I never did pray for those men. I am still very, very angry at them for what they did to me and the happiness they stole from me. But at some point, I had to stop using my trauma as a crutch. When I was drinking and drugging over A, I hadn’t seen him in a year or two. He wasn’t buying me beer. He wasn’t forcing the pills down my throat or packing my bowls for me. Tim never handed me a razor and said, “Tear yourself up. You deserve it.” I did all of those things to myself.
I did not choose to have the traumatic formative experiences that led me to these men in my adolescent and adult life. I did not choose to be abused, hit, screamed at, demeaned, or raped. I did not choose to become an addict or an alcoholic. But I took the first steps towards my own undoing, and I have to own up to that. Long after these men were no longer part of my life, I was still writing them into my story, breathing them in with every cigarette, and inscribing them on my body with every cut of the razor.
If your life sucks because of something that happened to you, but isn’t happening anymore, take a look at your surroundings, your actions, your day-to-day. What are you doing that’s holding you back? In what ways do you still need to heal? Where do you still hurt?
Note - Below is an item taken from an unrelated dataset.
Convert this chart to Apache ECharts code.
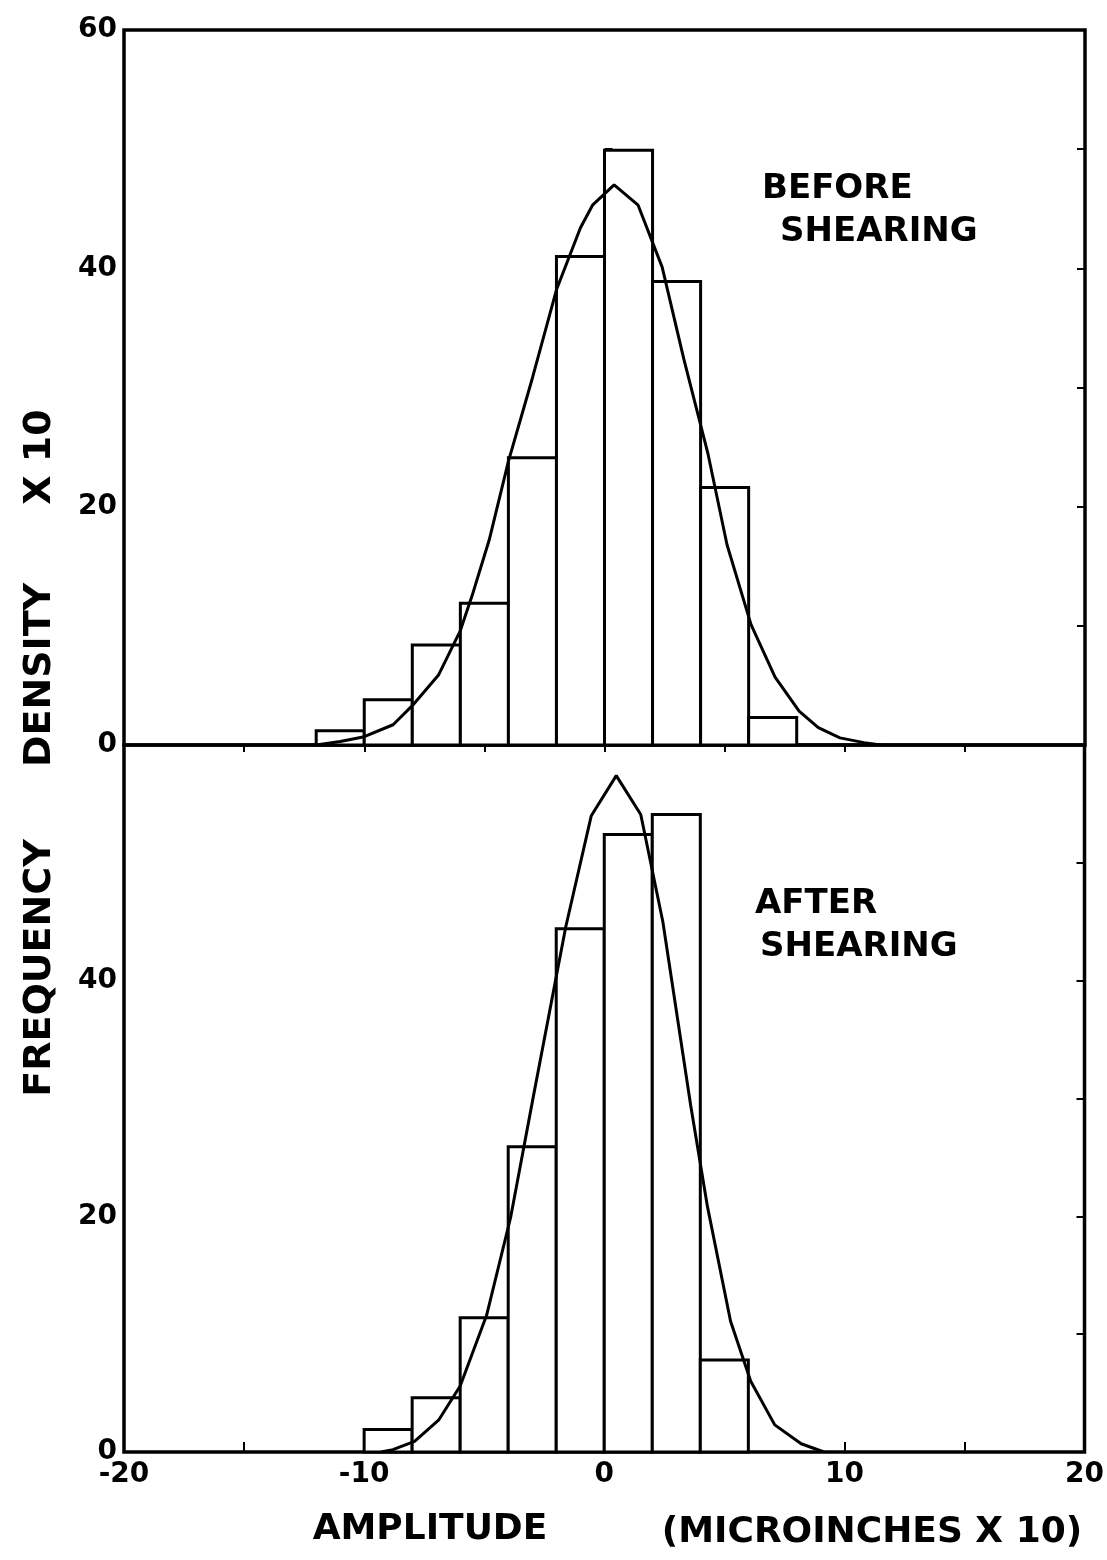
<!DOCTYPE html>
<html>
<head>
<meta charset="utf-8">
<script src="https://cdn.jsdelivr.net/npm/echarts@6/dist/echarts.min.js"></script>
<style>
  html, body { margin: 0; padding: 0; background: #fff; }
  #chart { width: 1107px; height: 1560px; }
</style>
</head>
<body>
<div id="chart"></div>
<script>
// ---- data ----
const topBinEdges = [-12, -10, -8, -6, -4, -2, 0, 2, 4, 6, 8];
const topCounts = [1.2, 3.8, 8.4, 11.9, 24.1, 41.0, 49.9, 38.9, 21.6, 2.3];
const topCurveX = [-12, -11, -10, -8.8, -8, -6.9, -6, -5.5, -4.8, -4, -3, -2, -1, -0.5, 0.4, 1.4, 2.4, 3.3, 4.3, 5.1, 6.1, 7.1, 8.1, 8.9, 9.8, 10.8, 11.5];
const topCurveY = [0, 0.3, 0.7, 1.7, 3.3, 5.9, 9.6, 12.6, 17.2, 23.8, 30.8, 38.2, 43.4, 45.3, 47.0, 45.3, 40.1, 32.4, 24.5, 16.8, 10.1, 5.7, 2.85, 1.45, 0.6, 0.2, 0];

const bottomBinEdges = [-10, -8, -6, -4, -2, 0, 2, 4, 6];
const bottomCounts = [1.9, 4.6, 11.4, 25.9, 44.4, 52.4, 54.1, 7.8];
const bottomCurveX = [-9.3, -8.8, -7.9, -6.9, -6.0, -4.9, -3.9, -2.95, -1.6, -0.54, 0.5, 1.52, 2.44, 3.6, 4.3, 5.26, 6.1, 7.1, 8.2, 9.15];
const bottomCurveY = [0, 0.2, 0.9, 2.7, 5.6, 11.6, 19.9, 30.2, 44.6, 54.0, 57.4, 54.1, 45.0, 29.4, 20.8, 11.1, 6.0, 2.3, 0.7, 0];

const xTickLabels = [-20, -10, 0, 10, 20];
const topYTickLabels = [0, 20, 40, 60];
const bottomYTickLabels = [0, 20, 40];

// ---- build series data ----
function binsToData(edges, counts) {
  return counts.map((c, i) => [edges[i], edges[i + 1], c]);
}
function pairs(xs, ys) { return xs.map((x, i) => [x, ys[i]]); }

const FONT = 'DejaVu Sans';

function renderBar(params, api) {
  const p0 = api.coord([api.value(0), 0]);
  const p1 = api.coord([api.value(1), api.value(2)]);
  return {
    type: 'rect',
    shape: { x: p0[0], y: p1[1], width: p1[0] - p0[0], height: p0[1] - p1[1] },
    style: { fill: '#ffffff', stroke: '#000000', lineWidth: 3 }
  };
}

const chart = echarts.init(document.getElementById('chart'), null, { renderer: 'canvas' });

const axisLabelStyle = { color: '#000', fontFamily: FONT, fontWeight: 'bold', fontSize: 28 };

const option = {
  backgroundColor: '#ffffff',
  animation: false,
  grid: [
    { left: 124, right: 22, top: 30, height: 715, show: true, borderColor: '#000', borderWidth: 3.5, backgroundColor: 'transparent' },
    { left: 124, right: 22, top: 745, height: 707, show: true, borderColor: '#000', borderWidth: 3.5, backgroundColor: 'transparent' }
  ],
  xAxis: [
    {
      gridIndex: 0, type: 'value', min: -20, max: 20, interval: 5,
      axisLine: { show: false }, splitLine: { show: false },
      axisTick: { show: true, inside: false, length: 7, lineStyle: { color: '#000', width: 2 } },
      axisLabel: { show: false }
    },
    {
      gridIndex: 1, type: 'value', min: -20, max: 20, interval: 5,
      axisLine: { show: false }, splitLine: { show: false },
      axisTick: { show: true, inside: true, length: 10, lineStyle: { color: '#000', width: 2 } },
      axisLabel: Object.assign({
        margin: 9, showMinLabel: true, showMaxLabel: true,
        formatter: v => xTickLabels.indexOf(v) >= 0 ? String(v) : ''
      }, axisLabelStyle)
    }
  ],
  yAxis: [
    {
      gridIndex: 0, type: 'value', min: 0, max: 60, interval: 10,
      axisLine: { show: false }, splitLine: { show: false },
      axisTick: { show: true, inside: true, length: 8, lineStyle: { color: '#000', width: 2 } },
      axisLabel: Object.assign({
        margin: 7, showMinLabel: true, showMaxLabel: true,
        formatter: v => topYTickLabels.indexOf(v) >= 0 ? String(v) : ''
      }, axisLabelStyle)
    },
    {
      gridIndex: 1, type: 'value', min: 0, max: 60, interval: 10,
      axisLine: { show: false }, splitLine: { show: false },
      axisTick: { show: true, inside: true, length: 8, lineStyle: { color: '#000', width: 2 } },
      axisLabel: Object.assign({
        margin: 7, showMinLabel: true, showMaxLabel: false,
        formatter: v => bottomYTickLabels.indexOf(v) >= 0 ? String(v) : ''
      }, axisLabelStyle)
    },
    {
      gridIndex: 0, type: 'value', min: 0, max: 60, interval: 10, position: 'right',
      axisLine: { show: false }, splitLine: { show: false },
      axisTick: { show: true, inside: true, length: 8, lineStyle: { color: '#000', width: 2 } },
      axisLabel: { show: false }
    },
    {
      gridIndex: 1, type: 'value', min: 0, max: 60, interval: 10, position: 'right',
      axisLine: { show: false }, splitLine: { show: false },
      axisTick: { show: true, inside: true, length: 8, lineStyle: { color: '#000', width: 2 } },
      axisLabel: { show: false }
    }
  ],
  series: [
    {
      type: 'custom', xAxisIndex: 0, yAxisIndex: 0,
      renderItem: renderBar, encode: { x: [0, 1], y: 2 },
      data: binsToData(topBinEdges, topCounts), z: 2
    },
    {
      type: 'line', xAxisIndex: 0, yAxisIndex: 0, symbol: 'none', smooth: false,
      lineStyle: { color: '#000', width: 3 },
      data: pairs(topCurveX, topCurveY), z: 3
    },
    {
      type: 'custom', xAxisIndex: 1, yAxisIndex: 1,
      renderItem: renderBar, encode: { x: [0, 1], y: 2 },
      data: binsToData(bottomBinEdges, bottomCounts), z: 2
    },
    {
      type: 'line', xAxisIndex: 1, yAxisIndex: 1, symbol: 'none', smooth: false,
      lineStyle: { color: '#000', width: 3 },
      data: pairs(bottomCurveX, bottomCurveY), z: 3
    }
  ],
  graphic: [
    { type: 'text', left: 762, top: 172, style: { text: 'BEFORE', font: 'bold 34px "DejaVu Sans"', fill: '#000' } },
    { type: 'text', left: 780, top: 215, style: { text: 'SHEARING', font: 'bold 34px "DejaVu Sans"', fill: '#000' } },
    { type: 'text', left: 755, top: 887, style: { text: 'AFTER', font: 'bold 34px "DejaVu Sans"', fill: '#000' } },
    { type: 'text', left: 760, top: 930, style: { text: 'SHEARING', font: 'bold 34px "DejaVu Sans"', fill: '#000' } },
    { type: 'text', x: 40, y: 968, rotation: Math.PI / 2, style: { text: 'FREQUENCY', font: 'bold 38px "DejaVu Sans"', fill: '#000', align: 'center', verticalAlign: 'middle' } },
    { type: 'text', x: 40, y: 675, rotation: Math.PI / 2, style: { text: 'DENSITY', font: 'bold 38px "DejaVu Sans"', fill: '#000', align: 'center', verticalAlign: 'middle' } },
    { type: 'text', x: 40, y: 457, rotation: Math.PI / 2, style: { text: 'X 10', font: 'bold 38px "DejaVu Sans"', fill: '#000', align: 'center', verticalAlign: 'middle' } },
    { type: 'text', x: 430, y: 1530, style: { text: 'AMPLITUDE', font: 'bold 36px "DejaVu Sans"', fill: '#000', align: 'center', verticalAlign: 'middle' } },
    { type: 'text', x: 872, y: 1533, style: { text: '(MICROINCHES X 10)', font: 'bold 36px "DejaVu Sans"', fill: '#000', align: 'center', verticalAlign: 'middle' } }
  ]
};

chart.setOption(option);
</script>
</body>
</html>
Let the pain end, and have some compassion for yourself, but don’t allow your mind to be your own doormat. It took a lot of soul-searching for me to stop saying, “I’m like this because I was raped,” and to start saying, “I’m like this because I refuse to change.”
I’m not saying this cured my eating disorder, allowed me to never self-harm again, and that now every day is sunshine and unicorns. However, this attitude did allow me to start the healing process. When I admitted that “It’s not them,” a common AA saying, and realized the problem was me, my maladaptive coping skills, my drinking, my self-harm, my eating disorder, and my desire to cling to it, I was able to make the necessary changes.
There’s a part in the “How it Works” chapter of Alcoholics Anonymous that describes a director trying to arrange dancers who won’t cooperate. As the director tries harder and harder to bend others to his will, his life gets more and more out of control. Sometimes I just have to let people do their thing. This doesn’t mean that I should tolerate abuse, but if someone is mad at me, if I hate my classes or position at work, if my group partners in a group project aren’t doing their part, I can’t change that. The only thing I can control is my reaction to life. Life is going to keep coming at me–nothing can change that. But I can control how I handle life’s ups and downs.
It took me a long time to learn that my emotions are not facts. In actuality, my feelings are often wildly uninformed. After Tim raped me, I didn’t want to press charges because I felt protective of him. I had no reason to feel that way because he didn’t even protect me from his own desires and violence, but I felt that way nonetheless. I wish I had listened to my mom and done everything I could to ensure that he rotted in prison instead of still seeing him around campus and wanting to disappear into the sidewalk. I wish I hadn’t surrendered what little control I had left in that situation.
It used to be hard for me to swallow my pride and say that my feelings were wrong, or admit that I couldn’t make somebody do something, but these things come easily to me now. I am so grateful that I have a spiritual program to work that helps me deal with my day-to-day life. The Twelve Steps are about so much more than substance abuse recovery. They are a design for living that have allowed me to reclaim my life and love who I am today.